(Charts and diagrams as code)
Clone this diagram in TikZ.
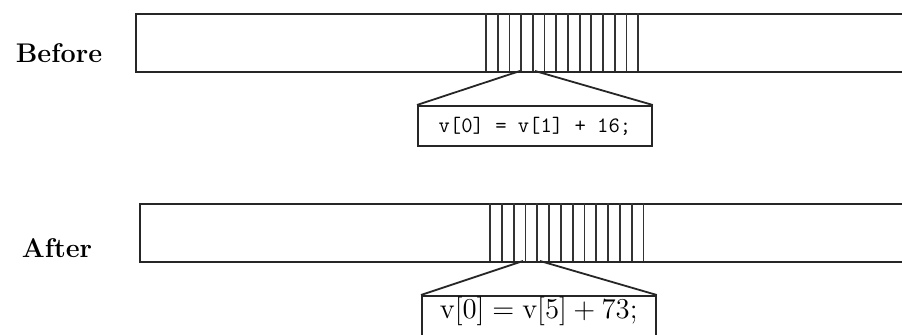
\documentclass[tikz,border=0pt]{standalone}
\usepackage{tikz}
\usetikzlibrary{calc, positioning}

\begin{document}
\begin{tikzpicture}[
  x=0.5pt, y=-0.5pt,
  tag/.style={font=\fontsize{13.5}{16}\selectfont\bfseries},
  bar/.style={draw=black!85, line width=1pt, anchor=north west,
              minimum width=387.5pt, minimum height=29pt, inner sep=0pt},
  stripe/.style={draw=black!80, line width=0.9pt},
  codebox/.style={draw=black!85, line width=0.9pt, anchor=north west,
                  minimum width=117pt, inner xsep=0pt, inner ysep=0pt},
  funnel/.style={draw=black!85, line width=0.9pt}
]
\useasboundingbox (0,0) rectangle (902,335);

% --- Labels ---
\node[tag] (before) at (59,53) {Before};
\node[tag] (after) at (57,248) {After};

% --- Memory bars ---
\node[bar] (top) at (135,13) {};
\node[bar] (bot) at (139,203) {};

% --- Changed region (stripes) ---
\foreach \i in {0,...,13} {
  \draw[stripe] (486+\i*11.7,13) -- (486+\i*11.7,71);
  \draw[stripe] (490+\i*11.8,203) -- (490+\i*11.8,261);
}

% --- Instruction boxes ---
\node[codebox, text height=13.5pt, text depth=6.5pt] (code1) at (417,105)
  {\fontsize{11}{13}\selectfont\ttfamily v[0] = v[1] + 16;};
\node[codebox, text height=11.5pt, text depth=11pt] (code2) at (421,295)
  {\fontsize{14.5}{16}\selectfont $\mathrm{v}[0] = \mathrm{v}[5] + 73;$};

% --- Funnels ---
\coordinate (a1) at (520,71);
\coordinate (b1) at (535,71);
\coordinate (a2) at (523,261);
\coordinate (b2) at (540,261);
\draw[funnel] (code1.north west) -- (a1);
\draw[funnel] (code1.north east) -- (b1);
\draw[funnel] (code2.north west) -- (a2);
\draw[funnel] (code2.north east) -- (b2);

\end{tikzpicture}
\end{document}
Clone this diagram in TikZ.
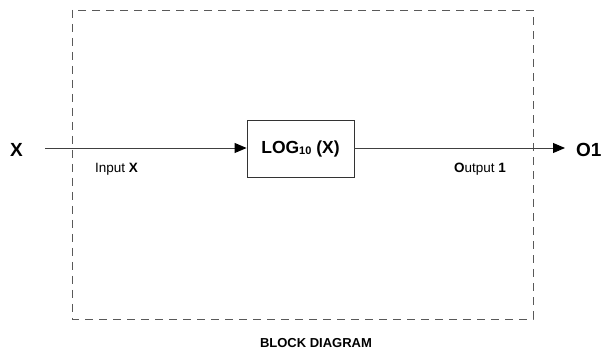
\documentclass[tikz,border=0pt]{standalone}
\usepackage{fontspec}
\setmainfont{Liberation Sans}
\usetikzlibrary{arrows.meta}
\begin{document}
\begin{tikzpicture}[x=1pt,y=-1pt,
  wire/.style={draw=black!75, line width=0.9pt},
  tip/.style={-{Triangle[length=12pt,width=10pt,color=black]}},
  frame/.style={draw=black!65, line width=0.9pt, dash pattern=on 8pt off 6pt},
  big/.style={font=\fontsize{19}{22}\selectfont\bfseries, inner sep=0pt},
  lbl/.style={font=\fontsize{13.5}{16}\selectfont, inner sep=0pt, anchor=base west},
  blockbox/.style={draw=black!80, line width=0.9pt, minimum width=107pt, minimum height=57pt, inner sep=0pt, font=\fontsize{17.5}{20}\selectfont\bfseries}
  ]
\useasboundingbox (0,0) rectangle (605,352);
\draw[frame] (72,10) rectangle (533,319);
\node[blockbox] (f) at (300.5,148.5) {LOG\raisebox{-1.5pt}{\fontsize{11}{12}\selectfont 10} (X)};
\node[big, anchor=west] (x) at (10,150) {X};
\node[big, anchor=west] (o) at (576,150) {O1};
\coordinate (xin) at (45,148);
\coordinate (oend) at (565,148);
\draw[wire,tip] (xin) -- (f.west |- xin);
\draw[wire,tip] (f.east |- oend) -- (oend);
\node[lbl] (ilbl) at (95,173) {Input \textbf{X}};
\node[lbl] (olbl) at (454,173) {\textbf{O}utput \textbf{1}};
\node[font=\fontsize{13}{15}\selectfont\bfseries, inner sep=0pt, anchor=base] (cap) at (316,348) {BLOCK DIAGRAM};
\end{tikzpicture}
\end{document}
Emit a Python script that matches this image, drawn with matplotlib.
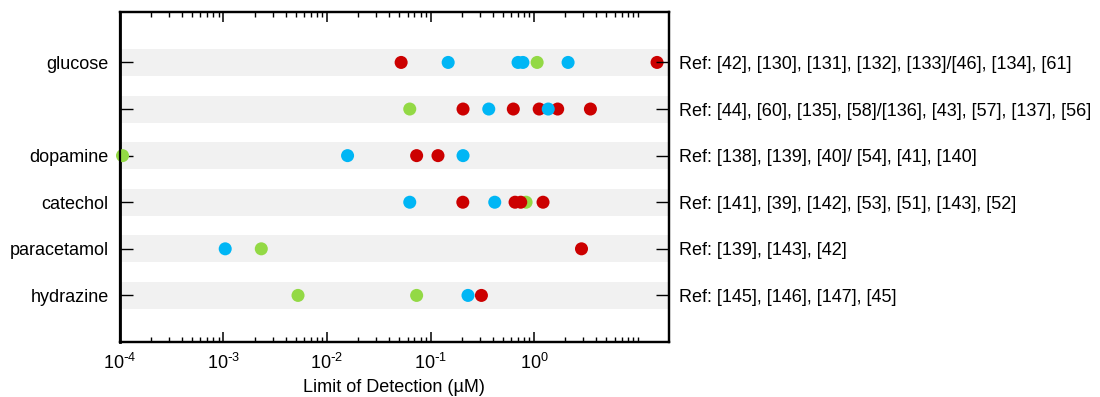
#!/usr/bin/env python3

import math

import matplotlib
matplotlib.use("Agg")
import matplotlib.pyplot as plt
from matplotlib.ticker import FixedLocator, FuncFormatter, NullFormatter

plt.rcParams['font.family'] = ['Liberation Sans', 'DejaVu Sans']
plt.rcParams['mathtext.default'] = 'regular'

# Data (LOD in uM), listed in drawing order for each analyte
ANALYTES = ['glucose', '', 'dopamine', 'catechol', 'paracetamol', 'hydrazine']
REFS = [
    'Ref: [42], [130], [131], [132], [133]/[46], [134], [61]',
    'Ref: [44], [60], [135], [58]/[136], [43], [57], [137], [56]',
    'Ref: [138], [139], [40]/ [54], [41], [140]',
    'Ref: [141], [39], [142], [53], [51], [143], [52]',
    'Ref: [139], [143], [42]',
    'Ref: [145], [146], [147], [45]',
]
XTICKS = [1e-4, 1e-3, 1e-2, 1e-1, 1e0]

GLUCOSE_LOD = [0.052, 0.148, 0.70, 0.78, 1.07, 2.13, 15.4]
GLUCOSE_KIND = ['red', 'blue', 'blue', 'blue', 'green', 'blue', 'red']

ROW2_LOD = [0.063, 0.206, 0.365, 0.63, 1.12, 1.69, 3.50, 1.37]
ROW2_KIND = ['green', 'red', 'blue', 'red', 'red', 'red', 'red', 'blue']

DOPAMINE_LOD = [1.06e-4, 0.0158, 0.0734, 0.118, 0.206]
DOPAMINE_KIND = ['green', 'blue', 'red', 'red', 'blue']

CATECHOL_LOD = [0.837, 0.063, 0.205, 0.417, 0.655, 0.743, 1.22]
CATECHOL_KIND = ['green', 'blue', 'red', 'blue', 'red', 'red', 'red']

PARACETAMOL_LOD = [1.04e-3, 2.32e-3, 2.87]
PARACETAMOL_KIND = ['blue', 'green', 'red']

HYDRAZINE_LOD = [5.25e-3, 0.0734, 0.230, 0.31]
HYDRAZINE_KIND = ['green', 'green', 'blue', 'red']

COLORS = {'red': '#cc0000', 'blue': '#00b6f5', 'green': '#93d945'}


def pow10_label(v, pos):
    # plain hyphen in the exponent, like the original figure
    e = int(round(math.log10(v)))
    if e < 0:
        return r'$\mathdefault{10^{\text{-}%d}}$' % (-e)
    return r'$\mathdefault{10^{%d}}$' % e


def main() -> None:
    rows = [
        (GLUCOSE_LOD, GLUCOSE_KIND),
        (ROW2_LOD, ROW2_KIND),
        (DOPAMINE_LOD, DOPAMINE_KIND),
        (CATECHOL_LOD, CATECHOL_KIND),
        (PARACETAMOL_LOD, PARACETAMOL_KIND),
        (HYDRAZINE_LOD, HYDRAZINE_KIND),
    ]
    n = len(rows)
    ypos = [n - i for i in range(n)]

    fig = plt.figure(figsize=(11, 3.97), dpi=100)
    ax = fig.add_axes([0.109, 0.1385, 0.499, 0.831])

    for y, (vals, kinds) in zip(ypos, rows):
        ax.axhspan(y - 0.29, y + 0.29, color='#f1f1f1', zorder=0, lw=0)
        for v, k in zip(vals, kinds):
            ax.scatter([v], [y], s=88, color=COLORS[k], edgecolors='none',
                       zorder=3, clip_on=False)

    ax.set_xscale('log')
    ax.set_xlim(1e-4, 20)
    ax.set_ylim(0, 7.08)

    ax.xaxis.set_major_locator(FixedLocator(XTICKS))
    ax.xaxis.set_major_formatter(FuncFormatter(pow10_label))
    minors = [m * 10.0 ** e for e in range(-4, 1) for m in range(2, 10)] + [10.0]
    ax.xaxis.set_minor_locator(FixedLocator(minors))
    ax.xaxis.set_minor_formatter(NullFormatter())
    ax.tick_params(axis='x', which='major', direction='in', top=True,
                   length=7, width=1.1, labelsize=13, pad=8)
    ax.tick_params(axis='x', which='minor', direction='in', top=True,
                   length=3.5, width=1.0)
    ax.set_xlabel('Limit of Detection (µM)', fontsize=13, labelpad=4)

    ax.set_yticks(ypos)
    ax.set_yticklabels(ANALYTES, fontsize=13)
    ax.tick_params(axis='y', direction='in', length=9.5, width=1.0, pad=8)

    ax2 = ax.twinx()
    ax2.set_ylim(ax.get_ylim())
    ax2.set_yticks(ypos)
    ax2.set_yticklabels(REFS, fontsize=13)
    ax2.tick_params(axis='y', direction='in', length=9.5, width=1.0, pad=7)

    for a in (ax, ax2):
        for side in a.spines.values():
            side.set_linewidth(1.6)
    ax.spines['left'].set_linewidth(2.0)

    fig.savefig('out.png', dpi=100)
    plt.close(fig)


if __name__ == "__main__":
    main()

◆ **WRITTEN TASK**
Give again, exactly, the lines from the start of the data through the one holding "(0,0) rectangle (902,335);"; omit the pictures.

◆ **RESULT FOR THIS TASK**
Clone this diagram in TikZ.
\documentclass[tikz,border=0pt]{standalone}
\usepackage{tikz}
\usetikzlibrary{calc, positioning}

\begin{document}
\begin{tikzpicture}[
  x=0.5pt, y=-0.5pt,
  tag/.style={font=\fontsize{13.5}{16}\selectfont\bfseries},
  bar/.style={draw=black!85, line width=1pt, anchor=north west,
              minimum width=387.5pt, minimum height=29pt, inner sep=0pt},
  stripe/.style={draw=black!80, line width=0.9pt},
  codebox/.style={draw=black!85, line width=0.9pt, anchor=north west,
                  minimum width=117pt, inner xsep=0pt, inner ysep=0pt},
  funnel/.style={draw=black!85, line width=0.9pt}
]
\useasboundingbox (0,0) rectangle (902,335);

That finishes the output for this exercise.